6 People have left comments on this post

Apr 5, 2013 - 12:04:58
Betty Button said:

Hi there, I am a fellow stampin up demonstrator and would love to know how you did this could you email me? Thanks
Betty

Apr 5, 2013 - 05:04:49
Jean said:

I haven’t done this technique in a while, so I will e-mail you as soon as I find my instructions. Glad you liked it.

Apr 15, 2013 - 06:04:52
Delia said:

Please send me instructions on how to make this beautiful card.

 

Thank you!

Apr 16, 2013 - 09:04:40
kim said:

Google this Betty ^^^^ – Joseph's Coat and many tutorials would come up.

 

Why is it a REVERSE Joseph's Coat?  What's the reverse part?  I'm confused on the name but love the card.

 

 

Apr 16, 2013 - 11:04:58
Jean said:

I found I did not make a technique card for this technique, so I found my original card and could figure out what I did!

 

1.  Sponge various light colors on card stock.

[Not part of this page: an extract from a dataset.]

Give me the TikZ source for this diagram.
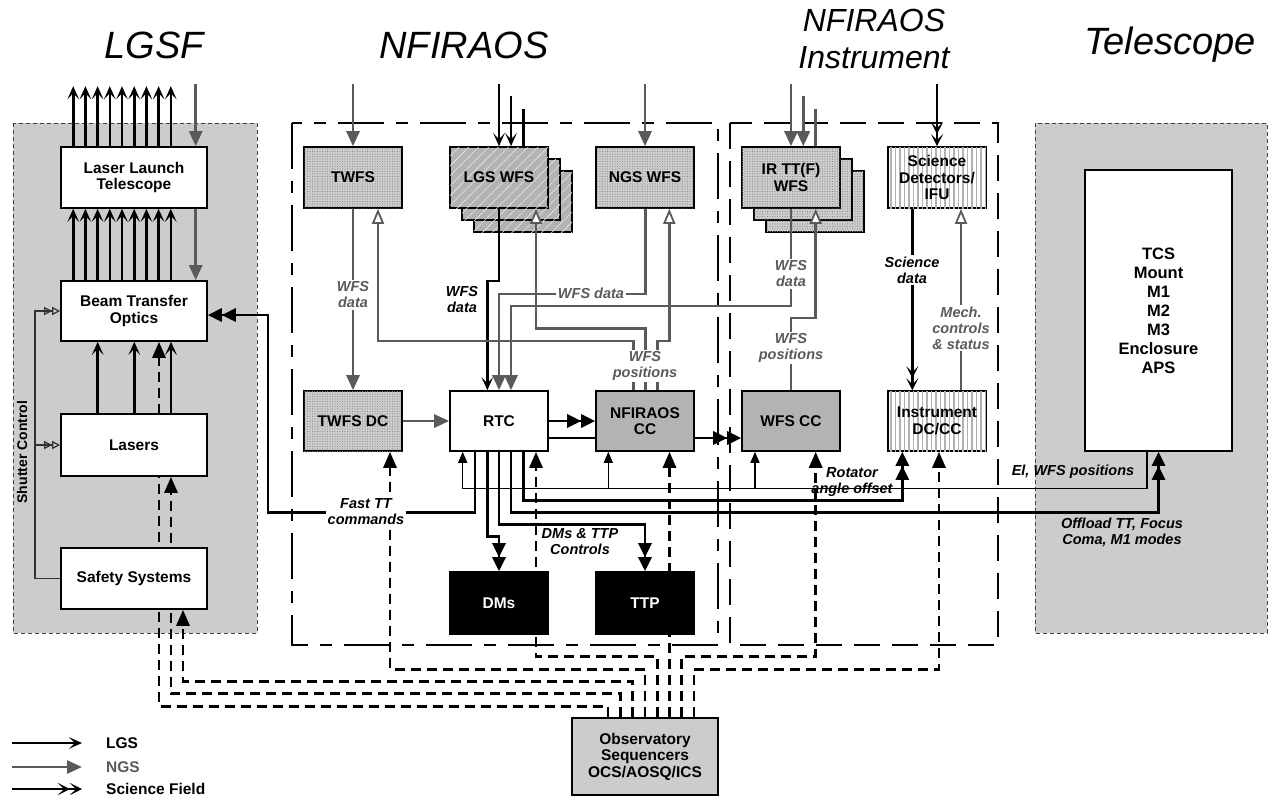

2. Stamp french background stamp in black.

3.  In Medallion stamp with Versamark and stamp to upper left side and heat emboss with clear embossing powder.

4.  Now sponge medium dark colors over entire piece. Rub off excess ink from embossed areas with tissue. Viola!

I guess why it’s called reverse Joseph’s Coat that in Joseph’s Coat only the embossed area is visible and the rest is black?  Just my guess.  HTH

Apr 17, 2013 - 10:04:09
Elaine S. said:

This is gorgeous.  Thanks so much for sharing the technique.